Portrait of a Lady, the painting by Gustav Klimt found last month in the garden wall of the modern art museum it had been stolen from 22 years earlier, has been authenticated. The Ricci Oddi Gallery of Modern Art in Piacenza announced Friday that art experts engaged by the city prosecutor’s office verified that the painting was the original completed by Klimt in 1917.
Since the gardener’s discovery on Dec. 10, the canvas had been kept in a vault of a local branch of Italy’s central bank while experts used infrared radiation and other non-invasive techniques to determine if it was the original “Portrait of a Lady.”
Experts said the painting was in remarkably good condition. One of the few signs of damage was a scratch near the edge of the canvas that may have resulted “from a clumsy effort to remove the portrait from its frame,” said Anna Selleri, an art restorer from the National Gallery in Bologna.
X-rays revealed the earlier work — 1912’s Portrait of a Young Lady — that Klimt had painted over to create the current portrait, making this work his only known double portrait.
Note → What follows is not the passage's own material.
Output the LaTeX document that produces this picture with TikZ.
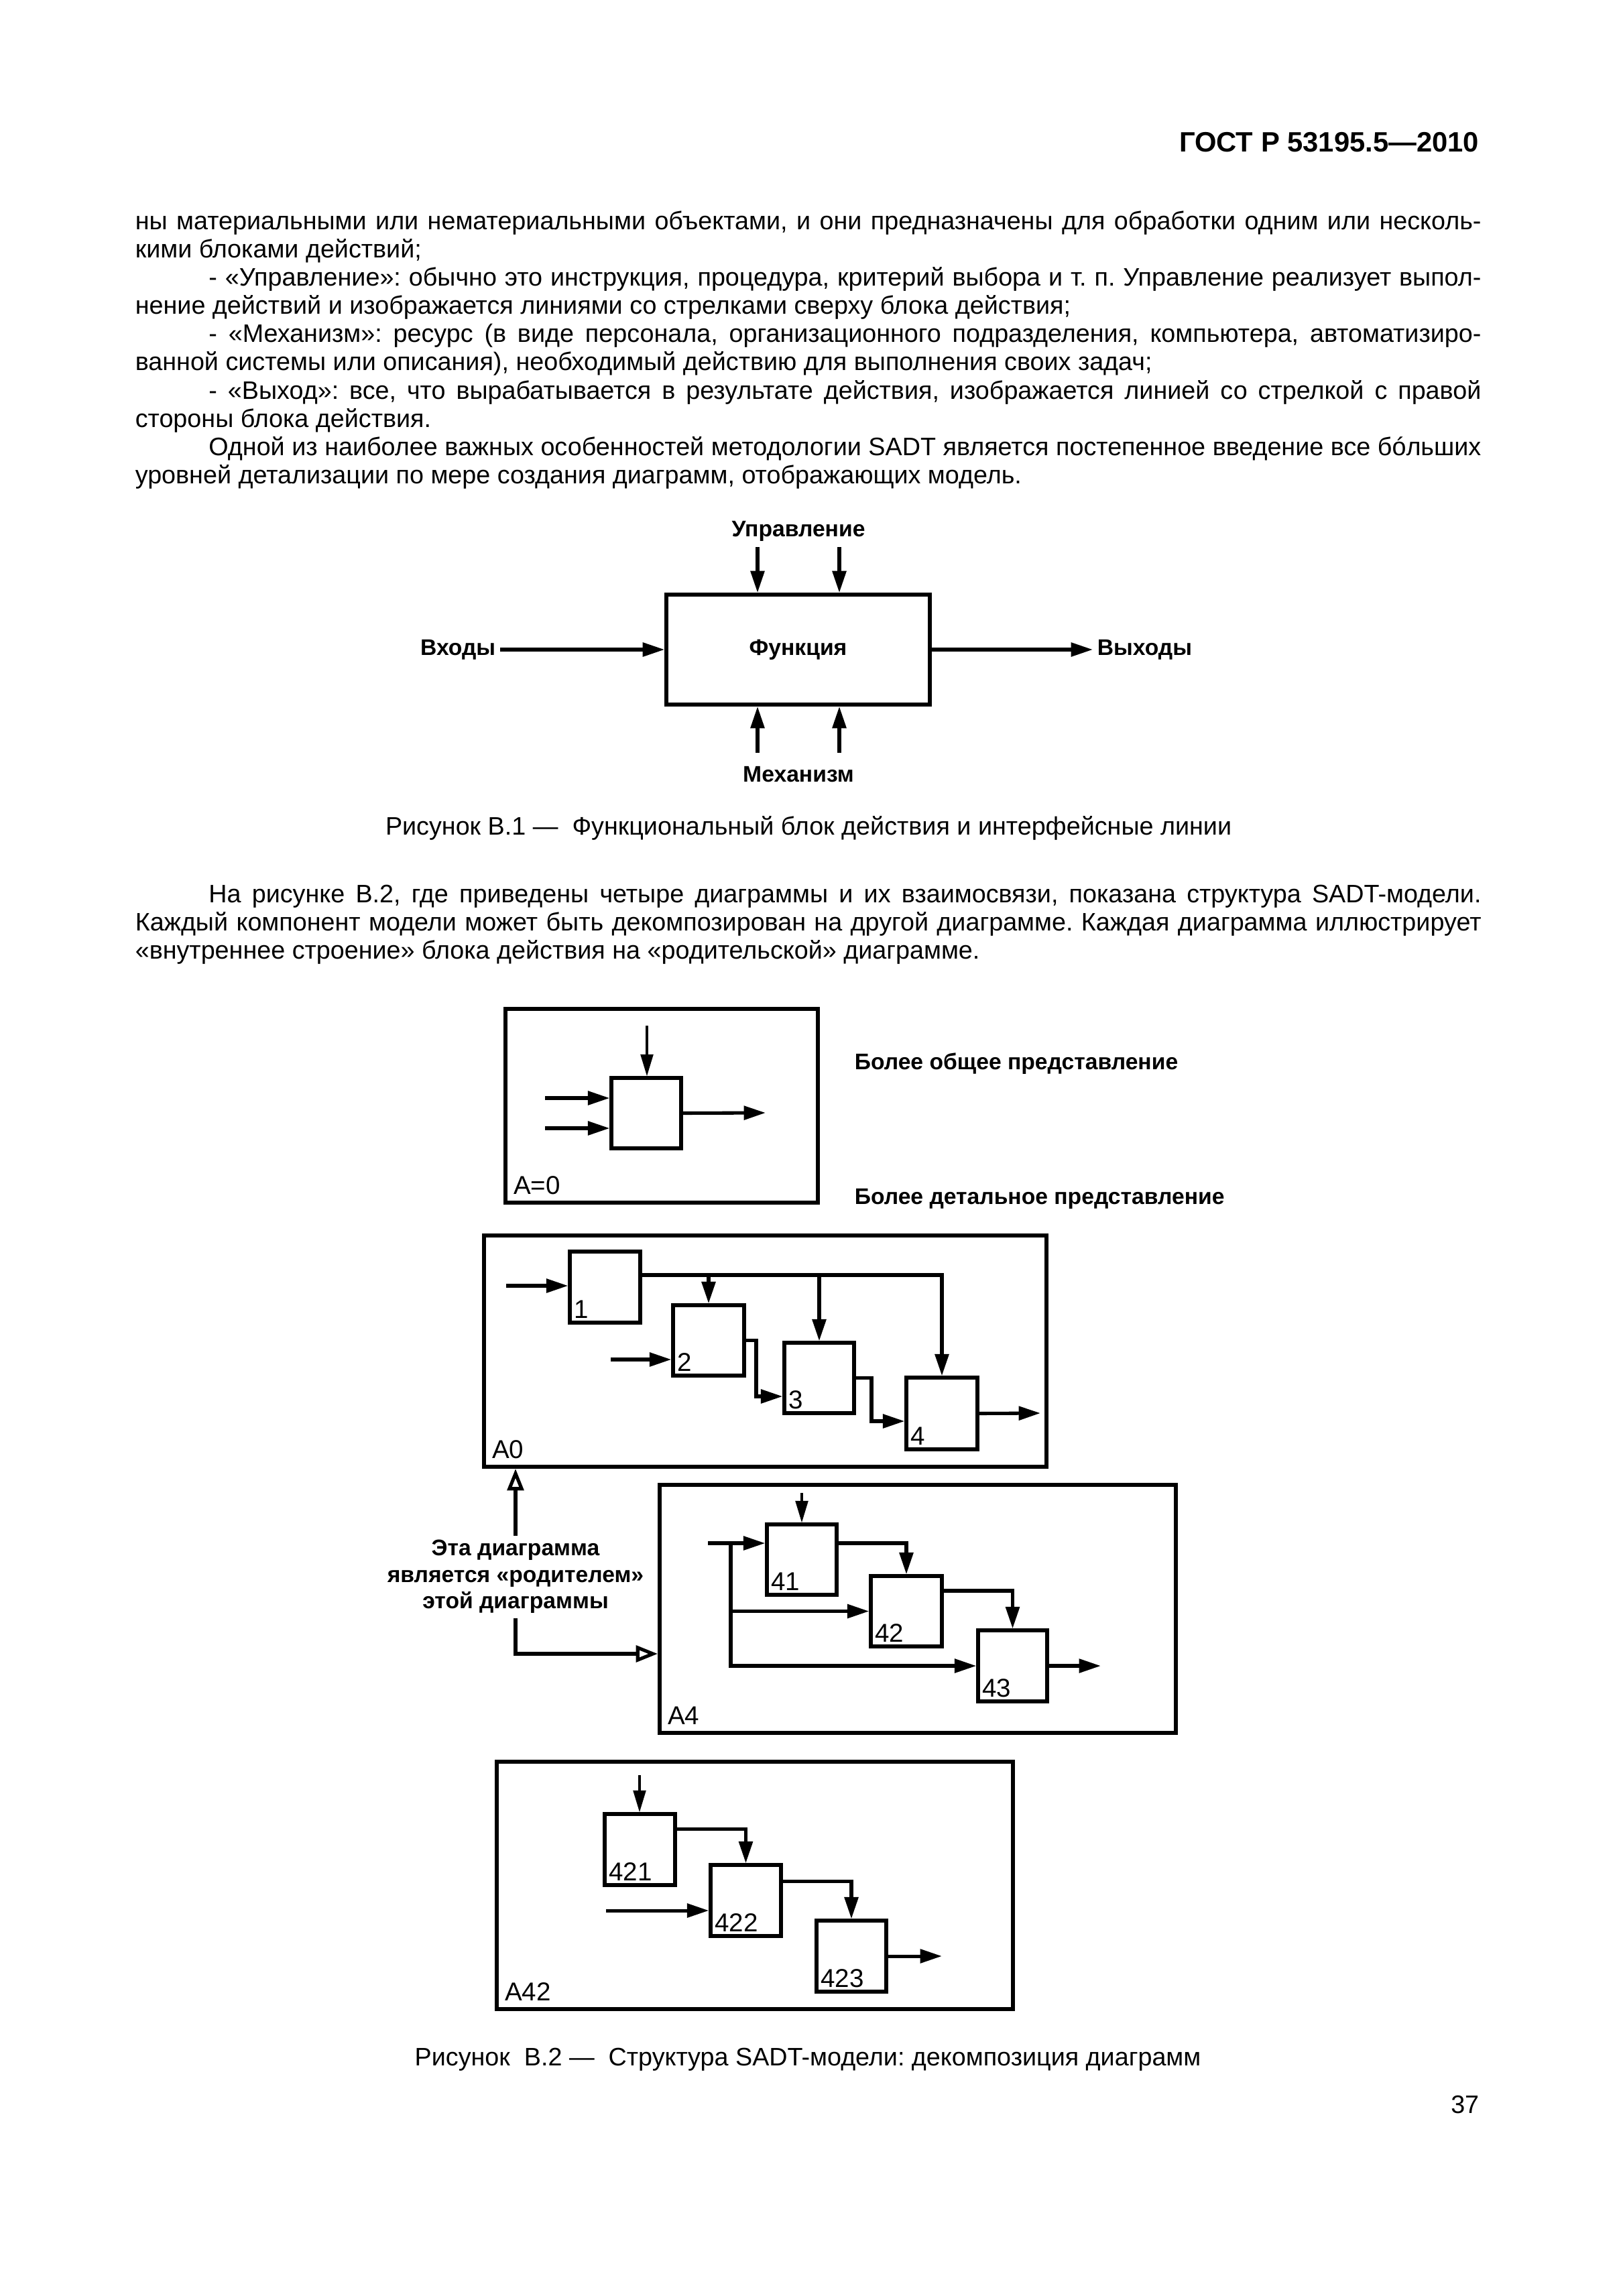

X-rays also found that Klimt had largely reused the whitish skin of the earlier portrait’s face for the second portrait, keeping the head in the same position and location.
The mystery of who stole Portrait of a Lady in 1997 is no closer to being solved. Police can’t even tell at this point if the painting ever left the gallery grounds or if it’s been whiling away a couple of decades in a niche in the wall behind a metal door. Traces of organic material found on the canvas may lead investigators to new information.